もはや原型が残ってない... プロの職人がボロボロの包丁を砥ぎ直した結果がこちら
切れなくなってしまった包丁を、皆さんはどのように扱っているだろうか。昔から使ってたけど、もう使い物にならないし......と捨ててしまう前に、「砥ぎ直し」を考えてみてもいいかもしれない。
全体をサビにおおわれ、大きく刃が欠けてしまった包丁でさえ、職人の手にかかれば新品のような輝きを取り戻す。
凄い状態の庖丁の砥ぎ直しが来たので、直しちゃうと「コレ自分のじゃない」とか言っちゃう人がたまに居るので、記録用に撮っておきました。
— DANY (@gilmanhouse) February 13, 2020
柄も換えたので、もはや原型が無いなw
特に大きく欠けてサビだらけの方・・・ pic.twitter.com/JXThZsgrYd
こちらは、「包丁砥ぎ師」のDANY(@gilmanhouse)さんによる、2020年2月13日のツイート。
「柄も換えたので、もはや原型が無いなw」
というコメントの通り、ピカピカに輝く包丁は、砥がれる前と同じものだとは思えないほど美しい。
DANYさんのツイートより(編集部で銘の部分にモザイク)
プロの砥ぎ師の手で生まれ変わった刃の姿を見たユーザーからは
「こんな状態でも直せるものなんですね...凄いです」
「良い意味で別物過ぎるな」
「別の包丁買ってきたんじゃないんですか?ってくらいびふぉーあふたーが違いすぎる...スゴイ」
と驚きの反応が寄せられている。
DANYさんのツイートによると、砥ぎ直しを依頼した持ち主からは17日、「すごく綺麗に直ってる」と喜びの電話があったそうだ。
これほど美しく包丁が砥げるようになるまでには、どれほどの修業が必要なのだろう。Jタウンネット編集部は19日、本人にDMで取材した。
包丁砥ぎ師は「一生修行」
DANYさんは、大阪府堺市で工房を営む包丁砥ぎ師。堺市と言えば日本でも有数の刃物の産地であり、「堺打刃物」は大阪府の伝統的工芸品に指定されている。
堺市のウェブサイトによると、その特徴は切れ味の鋭さで、堺の包丁は世界中のプロの料理人に愛用されている。また、その製造工程も特徴的で、古くから分業制が確立しており、「鍛造」「刃付(研ぎ)」「柄付」それぞれを専門とする職人が存在するそうだ。
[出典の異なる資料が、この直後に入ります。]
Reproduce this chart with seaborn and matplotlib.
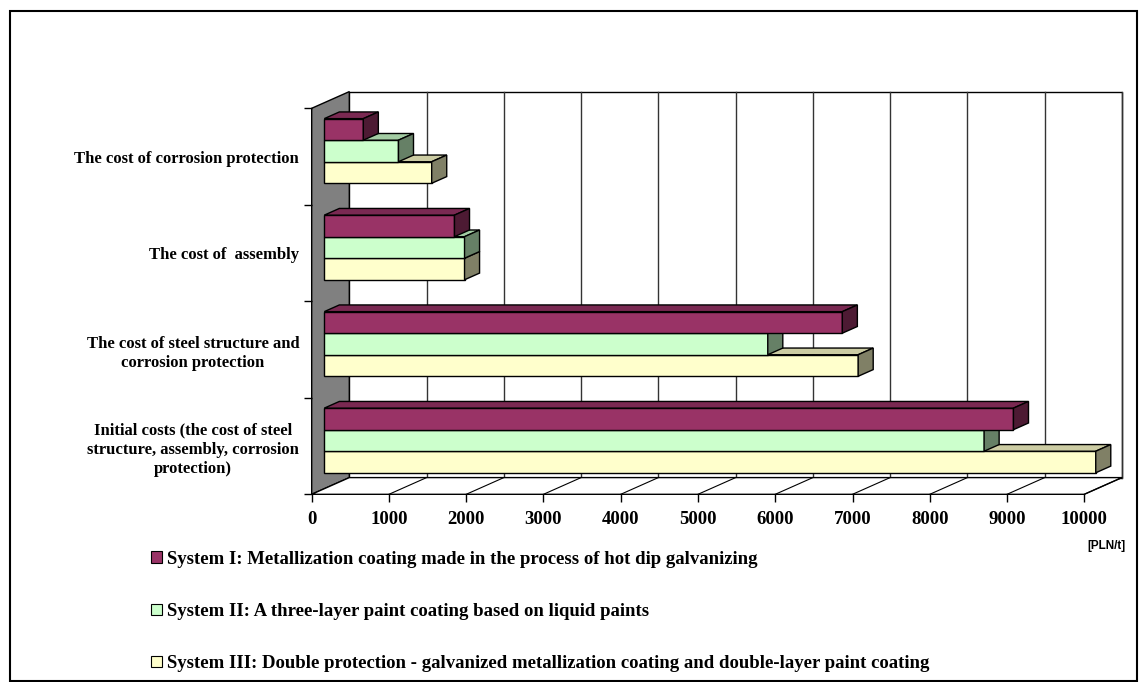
import matplotlib
matplotlib.use('Agg')
import numpy as np
import pandas as pd
import matplotlib.pyplot as plt
from matplotlib.patches import Polygon, Rectangle, Patch
import seaborn as sns

# data [PLN/t]
categories = ['The cost of corrosion protection',
              'The cost of  assembly',
              'The cost of steel structure and\ncorrosion protection',
              'Initial costs (the cost of steel\nstructure, assembly, corrosion\nprotection)']
systems = ['System I: Metallization coating made in the process of hot dip galvanizing',
           'System II: A three-layer paint coating based on liquid paints',
           'System III: Double protection - galvanized metallization coating and double-layer paint coating']
system_1 = [505, 1685, 6705, 8920]
system_2 = [960, 1815, 5740, 8540]
system_3 = [1390, 1815, 6910, 9985]
x_ticks = [0, 1000, 2000, 3000, 4000, 5000, 6000, 7000, 8000, 9000, 10000]

colors = ['#993366', '#CCFFCC', '#FFFFCC']

df = pd.DataFrame({
    'category': categories * 3,
    'system': [systems[0]] * 4 + [systems[1]] * 4 + [systems[2]] * 4,
    'value': system_1 + system_2 + system_3,
})

plt.rcParams['font.family'] = 'Liberation Serif'
plt.rcParams['font.weight'] = 'bold'

W, H = 1139, 682
fig = plt.figure(figsize=(W / 100, H / 100), dpi=100)

# front plane of the 3d box (pixels)
x0_px, x1_px = 311.7, 1084.3
y_top_px, y_bot_px = 108.3, 494.3
ax = fig.add_axes([x0_px / W, (H - y_bot_px) / H, (x1_px - x0_px) / W, (y_bot_px - y_top_px) / H])
ax.patch.set_alpha(0)

sns.barplot(data=df, x='value', y='category', hue='system', palette=colors,
            width=0.67, saturation=1, edgecolor='black', linewidth=1,
            legend=False, ax=ax)
ax.set_xlim(0, 10000)
ax.set_ylim(3.5, -0.5)

# depth vector of the box in data units
px_x = (x1_px - x0_px) / 10000
px_y = (y_bot_px - y_top_px) / 4
Dx = 37.6 / px_x
Dy = -16.7 / px_y

# walls
side = Polygon([(0, -0.5), (Dx, -0.5 + Dy), (Dx, 3.5 + Dy), (0, 3.5)],
               closed=True, facecolor='#808080', edgecolor='black', lw=1, clip_on=False, zorder=0.5)
ax.add_patch(side)
back = Rectangle((Dx, -0.5 + Dy), 10000, 4, facecolor='white', edgecolor='black',
                 lw=1, clip_on=False, zorder=0.3)
ax.add_patch(back)
floor = Polygon([(0, 3.5), (10000, 3.5), (10000 + Dx, 3.5 + Dy), (Dx, 3.5 + Dy)],
                closed=True, facecolor='white', edgecolor='black', lw=1, clip_on=False, zorder=0.5)
ax.add_patch(floor)
for v in x_ticks[1:]:
    ax.plot([v + Dx, v + Dx], [3.5 + Dy, -0.5 + Dy], color='#333333', lw=1, clip_on=False, zorder=0.4)
    ax.plot([v, v + Dx], [3.5, 3.5 + Dy], color='black', lw=0.8, clip_on=False, zorder=0.6)

# 3d bars: shift front face into the box, add top and side faces
f, b = 0.335, 0.4
for k, (cont, col) in enumerate(zip(ax.containers, colors)):
    rgb = np.array(matplotlib.colors.to_rgb(col))
    z = 5 - k
    for p in cont.patches:
        p.set_x(p.get_x() + f * Dx)
        p.set_y(p.get_y() + f * Dy)
        p.set_zorder(z)
        p.set_clip_on(False)
        x, y, w, h = p.get_x(), p.get_y(), p.get_width(), p.get_height()
        top = Polygon([(x, y), (x + w, y), (x + w + b * Dx, y + b * Dy), (x + b * Dx, y + b * Dy)],
                      closed=True, facecolor=rgb * 0.8, edgecolor='black', lw=1, zorder=z, clip_on=False)
        sd = Polygon([(x + w, y), (x + w, y + h), (x + w + b * Dx, y + h + b * Dy), (x + w + b * Dx, y + b * Dy)],
                     closed=True, facecolor=rgb * 0.5, edgecolor='black', lw=1, zorder=z, clip_on=False)
        ax.add_patch(top)
        ax.add_patch(sd)

# axes, ticks and labels
for s in ax.spines.values():
    s.set_visible(False)
ax.set_xlabel('')
ax.set_ylabel('')
ax.set_xticks(x_ticks)
ax.set_xticklabels([str(v) for v in x_ticks])
ax.tick_params(axis='x', length=6, width=1, pad=6, labelsize=13.5)
ax.set_yticks([-0.5, 0.5, 1.5, 2.5, 3.5], minor=True)
ax.tick_params(axis='y', which='minor', length=6, width=1)
ax.tick_params(axis='y', which='major', length=0, pad=9, labelsize=12)
for t in ax.get_yticklabels():
    t.set_multialignment('center')
    t.set_linespacing(1.25)

handles = [Patch(facecolor=c, edgecolor='black', lw=0.8) for c in colors]
fig.legend(handles, systems, loc='upper left', bbox_to_anchor=(151 / W, 1 - 551 / H),
           frameon=False, handlelength=0.6, handleheight=0.6, handletextpad=0.25,
           labelspacing=1.87, borderpad=0, borderaxespad=0,
           prop=dict(family='Liberation Serif', weight='bold', size=13.5))

fig.text(1125 / W, 1 - 546 / H, '[PLN/t]', ha='right', va='center',
         family='Liberation Sans', weight='bold', size=8.5)

fig.add_artist(Rectangle((10 / W, 1 / H), 1127 / W, 670 / H, transform=fig.transFigure,
                         fill=False, edgecolor='black', lw=1.5))

fig.savefig('out.png', dpi=100)
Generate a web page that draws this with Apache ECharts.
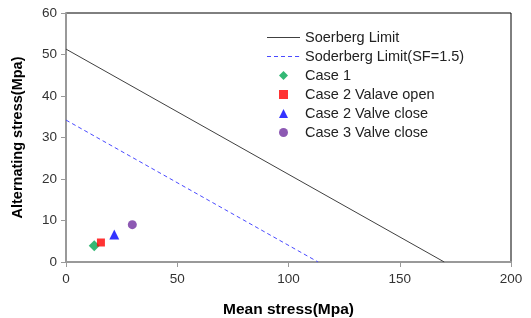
<!DOCTYPE html>
<html>
<head>
<meta charset="utf-8">
<script src="https://cdn.jsdelivr.net/npm/echarts@6/dist/echarts.min.js"></script>
<style>
  html, body { margin: 0; padding: 0; background: #fff; }
  #chart { width: 531px; height: 318px; }
</style>
</head>
<body>
<div id="chart"></div>
<script>
// Soderberg lines: [mean, alternating]
const soerbergLimit = [[0, 51.3], [170, 0]];
const soderbergSF = [[0, 34.2], [113.3, 0]];

// load cases
const case1 = [[12.7, 3.9]];
const case2Open = [[15.7, 4.7]];
const case2Close = [[21.7, 6.6]];
const case3Close = [[29.8, 9.0]];

const seriesNames = [
  "Soerberg Limit",
  "Soderberg Limit(SF=1.5)",
  "Case 1",
  "Case 2 Valave open",
  "Case 2 Valve close",
  "Case 3 Valve close"
];

const chart = echarts.init(document.getElementById("chart"));

const fontFamily = "Liberation Sans, Arial, sans-serif";

// legend icons (aspect kept inside the 33x9 box)
const legendIcons = [
  "path://M0,0 H33 V1 H0 Z",
  "path://M0,0 H4 V1 H0 Z M7,0 H11 V1 H7 Z M14,0 H18 V1 H14 Z M21,0 H25 V1 H21 Z M28,0 H32 V1 H28 Z M32.9,0 H33 V1 H32.9 Z",
  "path://M5,0 L10,5 L5,10 L0,5 Z",
  "path://M0,0 L10,0 L10,10 L0,10 Z",
  "path://M5,0 L10,10 L0,10 Z",
  "circle"
];

const option = {
  animation: false,
  textStyle: { fontFamily: fontFamily },
  grid: {
    left: 66,
    right: 20,
    top: 13,
    bottom: 56,
    outerBoundsMode: "none",
    show: true,
    borderColor: "#000",
    borderWidth: 1
  },
  legend: {
    orient: "vertical",
    left: 262,
    top: 25,
    itemWidth: 33,
    itemHeight: 9,
    itemGap: 4,
    symbolKeepAspect: true,
    textStyle: { fontSize: 14.5, color: "#222", fontFamily: fontFamily },
    data: seriesNames.map((n, i) => ({ name: n, icon: legendIcons[i] }))
  },
  xAxis: {
    type: "value",
    min: 0,
    max: 200,
    interval: 50,
    name: "Mean stress(Mpa)",
    nameLocation: "middle",
    nameGap: 40,
    nameTextStyle: { fontSize: 15.5, fontWeight: "bold", color: "#000" },
    axisLine: { show: true, lineStyle: { color: "#999", width: 2 } },
    axisTick: { show: true, length: 5, lineStyle: { color: "#999" } },
    axisLabel: { fontSize: 13.5, color: "#333", margin: 10 },
    splitLine: { show: false }
  },
  yAxis: {
    type: "value",
    min: 0,
    max: 60,
    interval: 10,
    name: "Alternating stress(Mpa)",
    nameLocation: "middle",
    nameGap: 41,
    nameTextStyle: { fontSize: 14.5, fontWeight: "bold", color: "#000" },
    axisLine: { show: true, lineStyle: { color: "#999", width: 2 } },
    axisTick: { show: true, length: 5, lineStyle: { color: "#999" } },
    axisLabel: { fontSize: 13.5, color: "#333", margin: 9 },
    splitLine: { show: false }
  },
  series: [
    {
      name: seriesNames[0],
      type: "line",
      data: soerbergLimit,
      symbol: "none",
      lineStyle: { color: "#404040", width: 1 },
      itemStyle: { color: "#404040" }
    },
    {
      name: seriesNames[1],
      type: "line",
      data: soderbergSF,
      symbol: "none",
      lineStyle: { color: "#4a4aff", width: 1, type: [4, 3] },
      itemStyle: { color: "#4a4aff" }
    },
    {
      name: seriesNames[2],
      type: "scatter",
      data: case1,
      symbol: "diamond",
      symbolSize: 11,
      itemStyle: { color: "#00a651" }
    },
    {
      name: seriesNames[3],
      type: "scatter",
      data: case2Open,
      symbol: "rect",
      symbolSize: 8,
      itemStyle: { color: "#ff0000" }
    },
    {
      name: seriesNames[4],
      type: "scatter",
      data: case2Close,
      symbol: "triangle",
      symbolSize: 10,
      itemStyle: { color: "#0000ff" }
    },
    {
      name: seriesNames[5],
      type: "scatter",
      data: case3Close,
      symbol: "circle",
      symbolSize: 9,
      itemStyle: { color: "#7030a0" }
    }
  ]
};

chart.setOption(option);
</script>
</body>
</html>
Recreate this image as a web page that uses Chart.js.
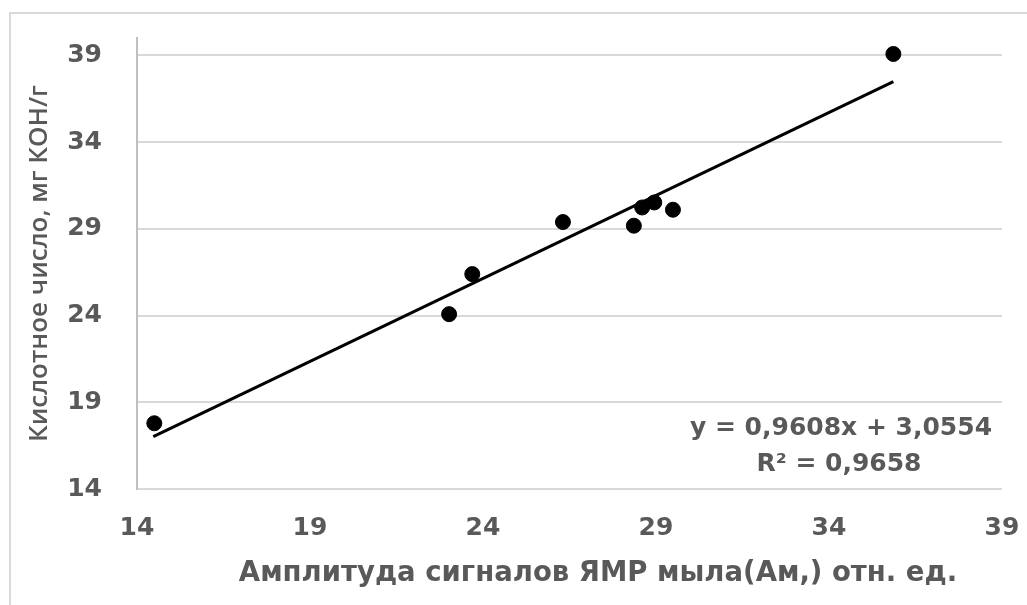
<!DOCTYPE html>
<html>
<head>
<meta charset="utf-8">
<script src="https://cdn.jsdelivr.net/npm/chart.js"></script>
<style>
  html, body { margin: 0; padding: 0; background: #fff; }
  #wrap { width: 1027px; height: 605px; }
</style>
</head>
<body>
<div id="wrap"><canvas id="chart"></canvas></div>
<script>
// values
const amplitude = [14.50, 23.02, 23.69, 26.31, 28.36, 28.60, 28.95, 29.49, 35.86];
const acidNumber = [17.79, 24.08, 26.39, 29.39, 29.18, 30.23, 30.52, 30.10, 39.08];

// trend line ends, as drawn
const trendX = [14.47, 35.86];
const trendY = [17.02, 37.48];

const xTicks = [14, 19, 24, 29, 34, 39];
const yTicks = [14, 19, 24, 29, 34, 39];

const xTitle = 'Амплитуда сигналов ЯМР мыла(Ам,) отн. ед.';
const yTitle = 'Кислотное число, мг КОН/г';
const equation = ['y = 0,9608x + 3,0554', 'R² = 0,9658'];

const textGray = '#595959';

function noPad(s) {
  s.paddingTop = 0;
  s.paddingBottom = 0;
  s.paddingLeft = 0;
  s.paddingRight = 0;
}

// frame, x title and the trendline label
const extras = {
  id: 'extras',
  afterDraw(chart) {
    const { ctx } = chart;
    ctx.save();
    ctx.strokeStyle = '#d9d9d9';
    ctx.lineWidth = 2;
    ctx.strokeRect(10, 13, 1200, 800);

    ctx.fillStyle = textGray;
    ctx.textAlign = 'center';
    ctx.textBaseline = 'alphabetic';
    ctx.font = 'bold 27.5px "DejaVu Sans"';
    ctx.fillText(xTitle, 598, 581);

    ctx.font = 'bold 25px "DejaVu Sans"';
    ctx.fillText(equation[0], 841, 435);
    ctx.fillText(equation[1], 839, 471);
    ctx.restore();
  }
};

new Chart(document.getElementById('chart'), {
  type: 'scatter',
  data: {
    datasets: [
      {
        type: 'line',
        data: trendX.map((x, i) => ({ x, y: trendY[i] })),
        borderColor: '#000',
        borderWidth: 3,
        pointRadius: 0,
        fill: false
      },
      {
        data: amplitude.map((x, i) => ({ x, y: acidNumber[i] })),
        backgroundColor: '#000',
        borderColor: '#000',
        pointRadius: 7.5,
        pointHoverRadius: 7.5
      }
    ]
  },
  options: {
    responsive: true,
    maintainAspectRatio: false,
    animation: false,
    layout: { padding: { top: 38, right: 25, left: 0, bottom: 0 } },
    plugins: {
      legend: { display: false },
      tooltip: { enabled: false }
    },
    scales: {
      x: {
        type: 'linear',
        min: 14,
        max: 39,
        afterBuildTicks: s => { s.ticks = xTicks.map(v => ({ value: v })); },
        afterFit: s => { s.height = 116; noPad(s); },
        grid: { display: false, drawTicks: false },
        border: { display: false },
        ticks: {
          color: textGray,
          padding: 24,
          maxRotation: 0,
          font: { family: 'DejaVu Sans', weight: 'bold', size: 25 }
        }
      },
      y: {
        min: 14,
        max: 40,
        afterBuildTicks: s => { s.ticks = yTicks.map(v => ({ value: v })); },
        afterFit: s => { s.width = 137; noPad(s); },
        grid: { color: '#d9d9d9', lineWidth: 2, drawTicks: false },
        border: { display: true, color: '#bfbfbf', width: 2 },
        ticks: {
          color: textGray,
          padding: 35,
          font: { family: 'DejaVu Sans', weight: 'bold', size: 25 }
        },
        title: {
          display: true,
          text: yTitle,
          color: textGray,
          padding: { top: 24, bottom: 0 },
          font: { family: 'Open Sans', weight: '600', size: 26 }
        }
      }
    }
  },
  plugins: [extras]
});
</script>
</body>
</html>
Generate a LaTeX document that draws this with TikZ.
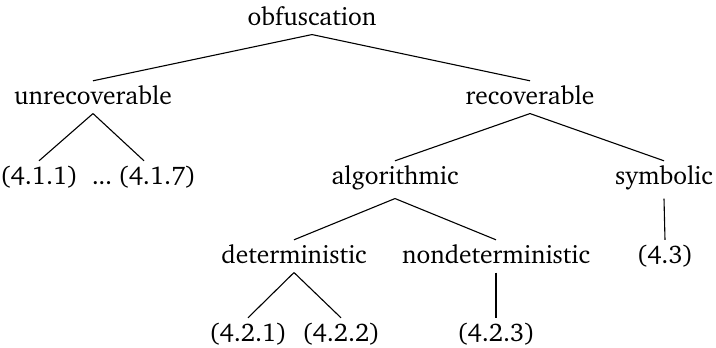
\documentclass[tikz,border=0pt]{standalone}
\usepackage[T1]{fontenc}
\usepackage{charter}
\begin{document}
\begin{tikzpicture}[x=1pt,y=-1pt,
  tn/.style={anchor=base,inner xsep=2pt,inner ysep=9pt,text height=14pt,font=\fontsize{25.5}{30}\selectfont},
  edge/.style={draw,line width=1.1pt}]
\useasboundingbox (0,0) rectangle (716,348);
\node[tn] (obf) at (312,25) {obfuscation};
\node[tn] (unr) at (93,104) {unrecoverable};
\node[tn] (rec) at (530,104) {recoverable};
\node[tn] (a411) at (39,184) {(4.1.1)};
\node[tn] (a417) at (144,184) {.\kern-0.5pt.\kern-0.5pt.\kern6pt(4.1.7)};
\node[tn] (alg) at (395,184) {algorithmic};
\node[tn] (sym) at (664,184) {symbolic};
\node[tn] (det) at (294,263) {deterministic};
\node[tn] (ndet) at (496,263) {nondeterministic};
\node[tn] (a43) at (665,263) {(4.3)};
\node[tn] (a421) at (248,341) {(4.2.1)};
\node[tn] (a422) at (341,341) {(4.2.2)};
\node[tn] (a423) at (496,341) {(4.2.3)};
\draw[edge] (obf.south) -- (unr.north);
\draw[edge] (obf.south) -- (rec.north);
\draw[edge] (unr.south) -- (a411.north);
\draw[edge] (unr.south) -- (a417.north);
\draw[edge] (rec.south) -- (alg.north);
\draw[edge] (rec.south) -- (sym.north);
\draw[edge] (alg.south) -- (det.north);
\draw[edge] (alg.south) -- (ndet.north);
\draw[edge] (sym.south) -- (a43.north);
\draw[edge] (det.south) -- (a421.north);
\draw[edge] (det.south) -- (a422.north);
\draw[edge] (ndet.south) -- (a423.north);
\end{tikzpicture}
\end{document}
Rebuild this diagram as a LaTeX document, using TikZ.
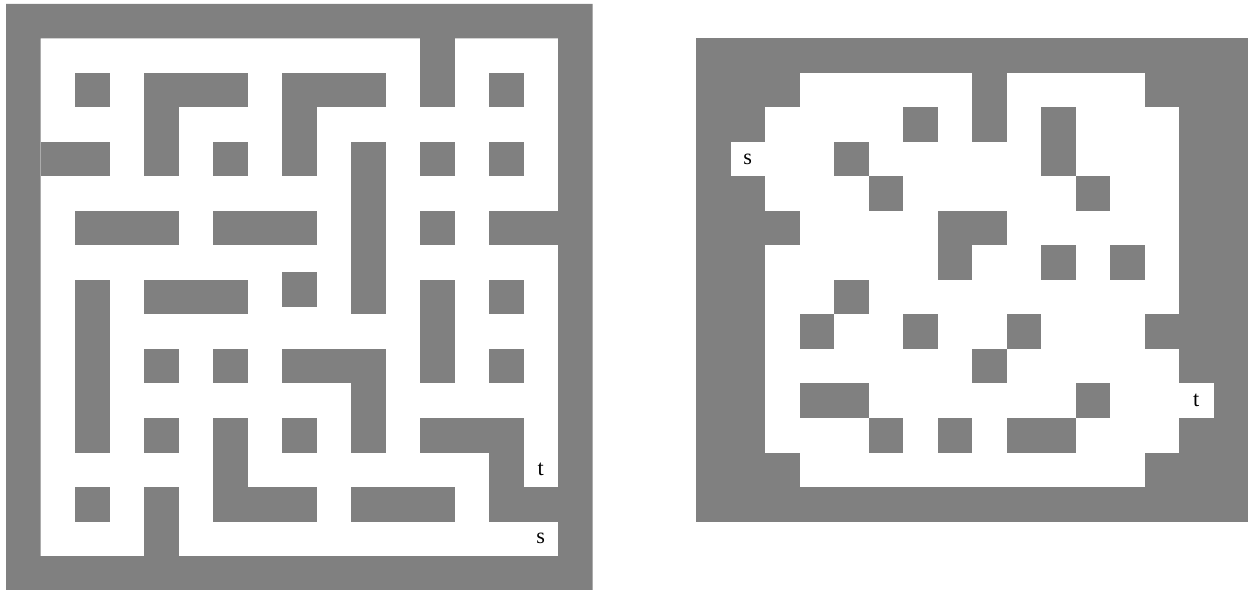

DANYさんが包丁砥ぎ師になったのは今から20年前。父親の跡を継いで職人になったという。
「時間を掛けてでも丁寧にやれば一通り砥げる様になるまではだいたい5年程度で、あとはそこから仕事として通用する早さで仕上げられる様になるか、更に精度を上げていくのが一生修業と言われています」(DANYさん)
写真左側の包丁のように、大きく刃が欠けてしまったものでも、3時間ほどで新品同様に復活させられるそう。まさに職人技だ。
DANYさんのツイートより
ツイートによると、砥ぎ直しはDANYさんにとってメインの業務ではないが、工房で預かったり、伝統産業会館で砥ぎ直しの実演を行ったりしているようだ。
錆びたり欠けたりしてしまった包丁を砥ぎ直してもらいたいと思ったとき、どれくらいの状態なら、美しく甦らせることができるのか尋ねると、
「片刃の包丁の場合ですが、裏側の鋼が残っている、中子(編注・柄の部分に入っている刀身)があまり錆びていない状態であれば大体砥ぎ直せると思いますので、使う時には裏をあまり砥がないようにと、柄が割れたらすぐ交換するようにして欲しいです」
とのこと。素人目にはもう使えないかもしれない、という見た目になってしまっても、それまでの使い方次第で復活させられる場合もあるようだ。
台所で眠っている包丁があるならば、一度プロの目で見てもらうのもいいのかもしれない。